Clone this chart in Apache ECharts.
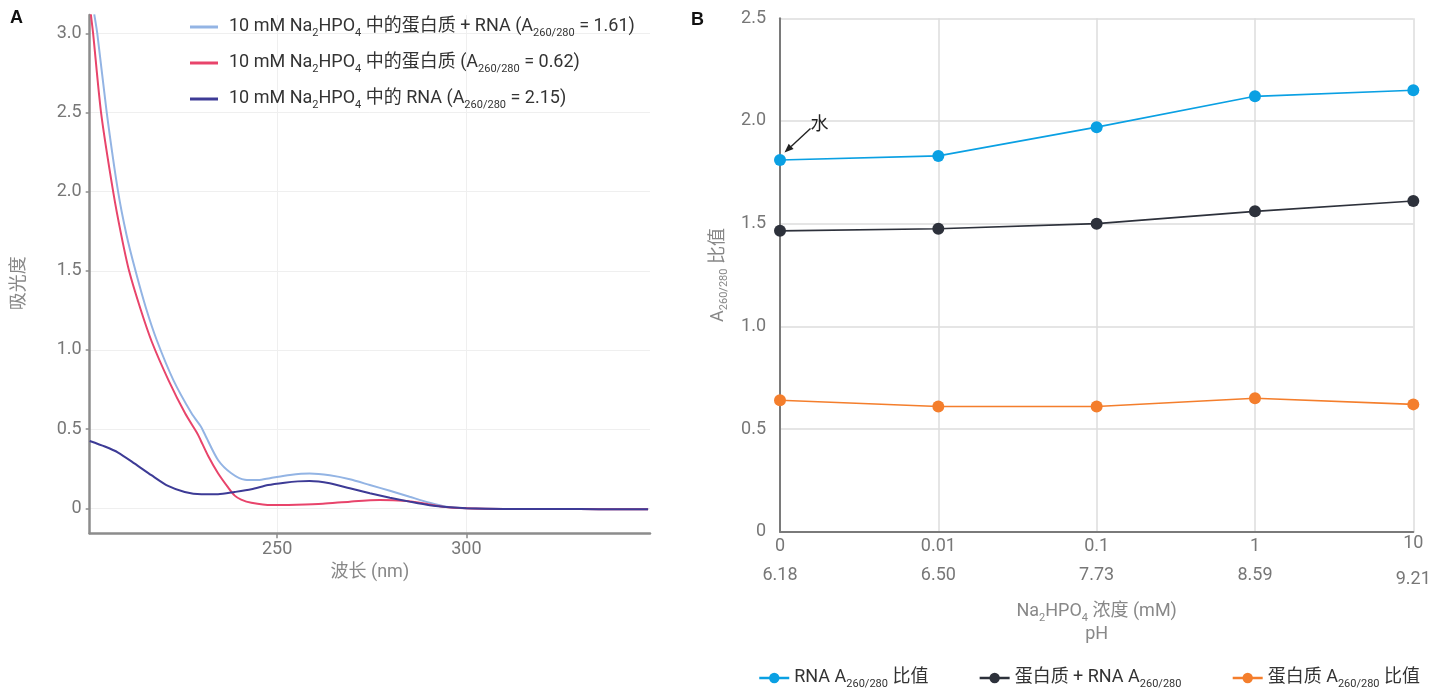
<!DOCTYPE html>
<html><head><meta charset="utf-8">
<script src="https://cdn.jsdelivr.net/npm/echarts@6/dist/echarts.min.js"></script>
<style>html,body{margin:0;padding:0;background:#fff}#c{width:1443px;height:689px}</style>
</head><body><div id="c"></div>
<script>
// ---------- Panel A data (wavelength nm / absorbance) ----------
const prnaNm  = [201.7, 202.5, 205.0, 208.0, 210.2, 212.6, 215.3, 218.2, 222.6, 227.4, 229.9, 231.0, 234.4, 237.9, 241.5, 245.0, 248.1, 253.4, 258.6, 263.9, 269.2, 274.5, 279.8, 285.0, 290.3, 294.7, 300, 310, 320, 330, 340, 348];
const prnaAbs = [3.12, 3.00, 2.50, 2.00, 1.73, 1.50, 1.27, 1.063, 0.81, 0.60, 0.515, 0.463, 0.305, 0.221, 0.18, 0.178, 0.19, 0.21, 0.219, 0.208, 0.183, 0.147, 0.111, 0.073, 0.035, 0.01, 0.0, -0.004, -0.005, -0.005, -0.006, -0.006];
const protNm  = [200.8, 201.4, 203.5, 206.7, 208.8, 210.9, 213.9, 216.9, 221.3, 225.7, 229.0, 229.8, 231.8, 234.4, 237.1, 238.8, 240.5, 243.2, 248.5, 255.1, 262.1, 269.2, 277.1, 283.3, 288.5, 293.8, 300, 310, 320, 330, 340, 348];
const protAbs = [3.12, 3.00, 2.50, 2.00, 1.73, 1.50, 1.26, 1.052, 0.81, 0.60, 0.47, 0.43, 0.33, 0.221, 0.13, 0.08, 0.055, 0.035, 0.02, 0.023, 0.029, 0.042, 0.052, 0.048, 0.032, 0.01, 0.0, -0.004, -0.005, -0.005, -0.006, -0.006];
const rnaNm   = [200.5, 204.5, 208.0, 212.4, 216.8, 221.2, 225.6, 230.0, 234.4, 238.8, 243.2, 247.6, 252.0, 255.5, 258.6, 263.9, 269.2, 274.5, 279.8, 285.0, 290.3, 295.6, 300, 310, 320, 330, 340, 348];
const rnaAbs  = [0.425, 0.39, 0.352, 0.282, 0.209, 0.141, 0.103, 0.089, 0.089, 0.103, 0.12, 0.147, 0.162, 0.170, 0.172, 0.158, 0.126, 0.095, 0.067, 0.042, 0.019, 0.006, 0.0, -0.004, -0.005, -0.005, -0.006, -0.006];
const aYTicks = [0, 0.5, 1.0, 1.5, 2.0, 2.5, 3.0];
const aXTicks = [250, 300];

// ---------- Panel B data ----------
const concLabels   = ['0', '0.01', '0.1', '1', '10'];
const phLabels     = ['6.18', '6.50', '7.73', '8.59', '9.21'];
const rnaRatio     = [1.81, 1.83, 1.97, 2.12, 2.15];
const protRnaRatio = [1.465, 1.475, 1.50, 1.56, 1.61];
const protRatio    = [0.64, 0.61, 0.61, 0.65, 0.62];

const FF = "Roboto, 'Noto Sans CJK SC', sans-serif";
const pairs = (xs, ys) => xs.map((x, i) => [x, ys[i]]);

const nameA1 = '蛋白质+RNA', nameA2 = '蛋白质', nameA3 = 'RNA';
const nameB1 = 'RNA比值', nameB2 = '蛋白质+RNA比值', nameB3 = '蛋白质比值';
const richNames = {};
richNames[nameA1] = '{t|10 mM Na}{s|2}{t|HPO}{s|4}{t| 中的蛋白质 + RNA (A}{s|260/280}{t| = 1.61)}';
richNames[nameA2] = '{t|10 mM Na}{s|2}{t|HPO}{s|4}{t| 中的蛋白质 (A}{s|260/280}{t| = 0.62)}';
richNames[nameA3] = '{t|10 mM Na}{s|2}{t|HPO}{s|4}{t| 中的 RNA (A}{s|260/280}{t| = 2.15)}';
richNames[nameB1] = '{t|RNA A}{s|260/280}{t| 比值}';
richNames[nameB2] = '{t|蛋白质 + RNA A}{s|260/280}';
richNames[nameB3] = '{t|蛋白质 A}{s|260/280}{t| 比值}';

function richSet(color, lh) {
  return {
    t: { fontSize: 18, lineHeight: lh, color: color, fontFamily: FF },
    s: { fontSize: 11, lineHeight: 14, verticalAlign: 'bottom', color: color, fontFamily: FF }
  };
}
const tickFmt = v => (v === 0 ? '0' : v.toFixed(1));
const gridGray = '#efefef';

const chart = echarts.init(document.getElementById('c'), null, { renderer: 'canvas' });
const option = {
  animation: false,
  backgroundColor: '#fff',
  textStyle: { fontFamily: FF },
  grid: [
    { left: 89.7, right: 793, top: 15, bottom: 155.7 },
    { left: 780, right: 29.7, top: 18.3, bottom: 157.3 }
  ],
  legend: [
    {
      data: [nameA1, nameA2, nameA3],
      orient: 'vertical', left: 190, top: 18, padding: 0, itemWidth: 28, itemHeight: 3, icon: 'rect',
      itemGap: 15, selectedMode: false,
      formatter: n => richNames[n],
      textStyle: { fontSize: 18, color: '#333', padding: [0, 0, 0, 6], rich: richSet('#333', 24) }
    },
    {
      data: [nameB1, nameB2, nameB3],
      orient: 'horizontal', left: 758, top: 669, padding: 0, itemWidth: 30, itemHeight: 13,
      itemGap: 50, selectedMode: false,
      lineStyle: { width: 2.5 },
      formatter: n => richNames[n],
      textStyle: { fontSize: 18, color: '#333', rich: richSet('#333', 24) }
    }
  ],
  xAxis: [
    {
      gridIndex: 0, type: 'value', min: 200.5, max: 348.5, splitNumber: 3,
      axisLine: { show: true, onZero: false, lineStyle: { color: '#8c8c8c', width: 2.5 } },
      axisTick: { show: true, length: 5, customValues: aXTicks, lineStyle: { color: '#8c8c8c', width: 1.5 } },
      axisLabel: { customValues: aXTicks, fontSize: 18, color: '#777', margin: 7, fontFamily: FF },
      splitLine: { show: true, lineStyle: { color: gridGray, width: 1 } },
      name: '波长 (nm)', nameLocation: 'middle', nameGap: 28,
      nameTextStyle: { fontSize: 18, color: '#888', fontFamily: FF }
    },
    {
      gridIndex: 1, type: 'category', data: concLabels, boundaryGap: false,
      axisLine: { show: true, onZero: false, lineStyle: { color: '#7a7a7a', width: 2 } },
      axisTick: { show: false },
      axisLabel: {
        margin: 4, interval: 0, color: '#777', fontSize: 18, fontFamily: FF,
        formatter: (v, i) => (i === concLabels.length - 1
          ? '{c4|' + v + '}\n{p4|' + phLabels[i] + '}'
          : '{c|' + v + '}\n{p|' + phLabels[i] + '}'),
        rich: {
          c:  { fontSize: 18, color: '#777', lineHeight: 22, fontFamily: FF },
          p:  { fontSize: 18, color: '#777', lineHeight: 34.6, fontFamily: FF },
          c4: { fontSize: 18, color: '#777', lineHeight: 15.2, fontFamily: FF },
          p4: { fontSize: 18, color: '#777', lineHeight: 57, fontFamily: FF }
        }
      },
      splitLine: { show: true, lineStyle: { color: '#dcdcdc', width: 1.5 } },
      name: '{t|Na}{s|2}{t|HPO}{s|4}{t| 浓度 (mM)}\n{t|pH}', nameLocation: 'middle', nameGap: 68.3,
      nameTextStyle: { fontSize: 18, color: '#888', rich: richSet('#888', 23.3) }
    }
  ],
  yAxis: [
    {
      gridIndex: 0, type: 'value', min: -0.158, max: 3.116, splitNumber: 6,
      axisLine: { show: true, lineStyle: { color: '#8c8c8c', width: 2.5 } },
      axisTick: { show: true, length: 4, customValues: aYTicks, lineStyle: { color: '#8c8c8c', width: 1.5 } },
      axisLabel: { customValues: aYTicks, formatter: tickFmt, fontSize: 18, color: '#777', margin: 8, fontFamily: FF },
      splitLine: { show: true, lineStyle: { color: gridGray, width: 1 } },
      name: '吸光度', nameLocation: 'middle', nameGap: 61,
      nameTextStyle: { fontSize: 18, color: '#888', fontFamily: FF, padding: [0, 18, 0, 0] }
    },
    {
      gridIndex: 1, type: 'value', min: 0, max: 2.5, interval: 0.5,
      axisLine: { show: true, lineStyle: { color: '#7a7a7a', width: 2 } },
      axisTick: { show: false },
      axisLabel: { formatter: tickFmt, fontSize: 18, color: '#777', margin: 14, fontFamily: FF },
      splitLine: { show: true, lineStyle: { color: '#dcdcdc', width: 1.5 } },
      name: '{t|A}{s|260/280}{t| 比值}', nameLocation: 'middle', nameGap: 50,
      nameTextStyle: { fontSize: 18, color: '#888', rich: richSet('#888', 24) }
    }
  ],
  series: [
    { name: nameA1, type: 'line', xAxisIndex: 0, yAxisIndex: 0, data: pairs(prnaNm, prnaAbs), smooth: 0.25, showSymbol: false, symbol: 'none', color: '#93b4e4', lineStyle: { width: 2, color: '#93b4e4' } },
    { name: nameA2, type: 'line', xAxisIndex: 0, yAxisIndex: 0, data: pairs(protNm, protAbs), smooth: 0.25, showSymbol: false, symbol: 'none', color: '#e8446b', lineStyle: { width: 2, color: '#e8446b' } },
    { name: nameA3, type: 'line', xAxisIndex: 0, yAxisIndex: 0, data: pairs(rnaNm, rnaAbs), smooth: 0.25, showSymbol: false, symbol: 'none', color: '#3d3b96', lineStyle: { width: 2, color: '#3d3b96' } },
    { name: nameB1, type: 'line', xAxisIndex: 1, yAxisIndex: 1, data: rnaRatio, symbol: 'circle', symbolSize: 12, color: '#0aa0e3', lineStyle: { width: 1.6, color: '#0aa0e3' }, itemStyle: { color: '#0aa0e3' } },
    { name: nameB2, type: 'line', xAxisIndex: 1, yAxisIndex: 1, data: protRnaRatio, symbol: 'circle', symbolSize: 12, color: '#2d313b', lineStyle: { width: 1.6, color: '#2d313b' }, itemStyle: { color: '#2d313b' } },
    { name: nameB3, type: 'line', xAxisIndex: 1, yAxisIndex: 1, data: protRatio, symbol: 'circle', symbolSize: 12, color: '#f47e2c', lineStyle: { width: 1.6, color: '#f47e2c' }, itemStyle: { color: '#f47e2c' } }
  ]
};
chart.setOption(option);

// Panel letters and the "水" annotation anchored to the first RNA point
const p = chart.convertToPixel({ xAxisIndex: 1, yAxisIndex: 1 }, [0, rnaRatio[0]]);
const tip = [p[0] + 4.5, p[1] - 7.5];
const tail = [p[0] + 30.5, p[1] - 31.5];
const dx = tip[0] - tail[0], dy = tip[1] - tail[1];
const len = Math.sqrt(dx * dx + dy * dy), ux = dx / len, uy = dy / len;
const headL = 9, headW = 3.6;
const base = [tip[0] - ux * headL, tip[1] - uy * headL];
chart.setOption({
  graphic: [
    { type: 'text', left: 10, top: 9, style: { text: 'A', font: "bold 18px 'Liberation Sans', Arial, sans-serif", fill: '#111' } },
    { type: 'text', left: 691, top: 11, style: { text: 'B', font: "bold 18px 'Liberation Sans', Arial, sans-serif", fill: '#111' } },
    { type: 'line', shape: { x1: tail[0], y1: tail[1], x2: base[0], y2: base[1] }, style: { stroke: '#222', lineWidth: 1.4 }, z: 100 },
    { type: 'polygon', shape: { points: [tip, [base[0] - uy * headW, base[1] + ux * headW], [base[0] + uy * headW, base[1] - ux * headW]] }, style: { fill: '#222' }, z: 100 },
    { type: 'text', x: p[0] + 39.5, y: p[1] - 37, style: { text: '水', font: "18px 'Noto Sans CJK SC', sans-serif", fill: '#222', textAlign: 'center', textVerticalAlign: 'middle' }, z: 100 }
  ]
});
</script></body></html>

# # # # #

Write out exactly the opening lines of the data, stopping after the line that holds "const aXTicks = [250, 300];". Exclude pictures.

The answer »
Clone this chart in Apache ECharts.
<!DOCTYPE html>
<html><head><meta charset="utf-8">
<script src="https://cdn.jsdelivr.net/npm/echarts@6/dist/echarts.min.js"></script>
<style>html,body{margin:0;padding:0;background:#fff}#c{width:1443px;height:689px}</style>
</head><body><div id="c"></div>
<script>
// ---------- Panel A data (wavelength nm / absorbance) ----------
const prnaNm  = [201.7, 202.5, 205.0, 208.0, 210.2, 212.6, 215.3, 218.2, 222.6, 227.4, 229.9, 231.0, 234.4, 237.9, 241.5, 245.0, 248.1, 253.4, 258.6, 263.9, 269.2, 274.5, 279.8, 285.0, 290.3, 294.7, 300, 310, 320, 330, 340, 348];
const prnaAbs = [3.12, 3.00, 2.50, 2.00, 1.73, 1.50, 1.27, 1.063, 0.81, 0.60, 0.515, 0.463, 0.305, 0.221, 0.18, 0.178, 0.19, 0.21, 0.219, 0.208, 0.183, 0.147, 0.111, 0.073, 0.035, 0.01, 0.0, -0.004, -0.005, -0.005, -0.006, -0.006];
const protNm  = [200.8, 201.4, 203.5, 206.7, 208.8, 210.9, 213.9, 216.9, 221.3, 225.7, 229.0, 229.8, 231.8, 234.4, 237.1, 238.8, 240.5, 243.2, 248.5, 255.1, 262.1, 269.2, 277.1, 283.3, 288.5, 293.8, 300, 310, 320, 330, 340, 348];
const protAbs = [3.12, 3.00, 2.50, 2.00, 1.73, 1.50, 1.26, 1.052, 0.81, 0.60, 0.47, 0.43, 0.33, 0.221, 0.13, 0.08, 0.055, 0.035, 0.02, 0.023, 0.029, 0.042, 0.052, 0.048, 0.032, 0.01, 0.0, -0.004, -0.005, -0.005, -0.006, -0.006];
const rnaNm   = [200.5, 204.5, 208.0, 212.4, 216.8, 221.2, 225.6, 230.0, 234.4, 238.8, 243.2, 247.6, 252.0, 255.5, 258.6, 263.9, 269.2, 274.5, 279.8, 285.0, 290.3, 295.6, 300, 310, 320, 330, 340, 348];
const rnaAbs  = [0.425, 0.39, 0.352, 0.282, 0.209, 0.141, 0.103, 0.089, 0.089, 0.103, 0.12, 0.147, 0.162, 0.170, 0.172, 0.158, 0.126, 0.095, 0.067, 0.042, 0.019, 0.006, 0.0, -0.004, -0.005, -0.005, -0.006, -0.006];
const aYTicks = [0, 0.5, 1.0, 1.5, 2.0, 2.5, 3.0];
const aXTicks = [250, 300];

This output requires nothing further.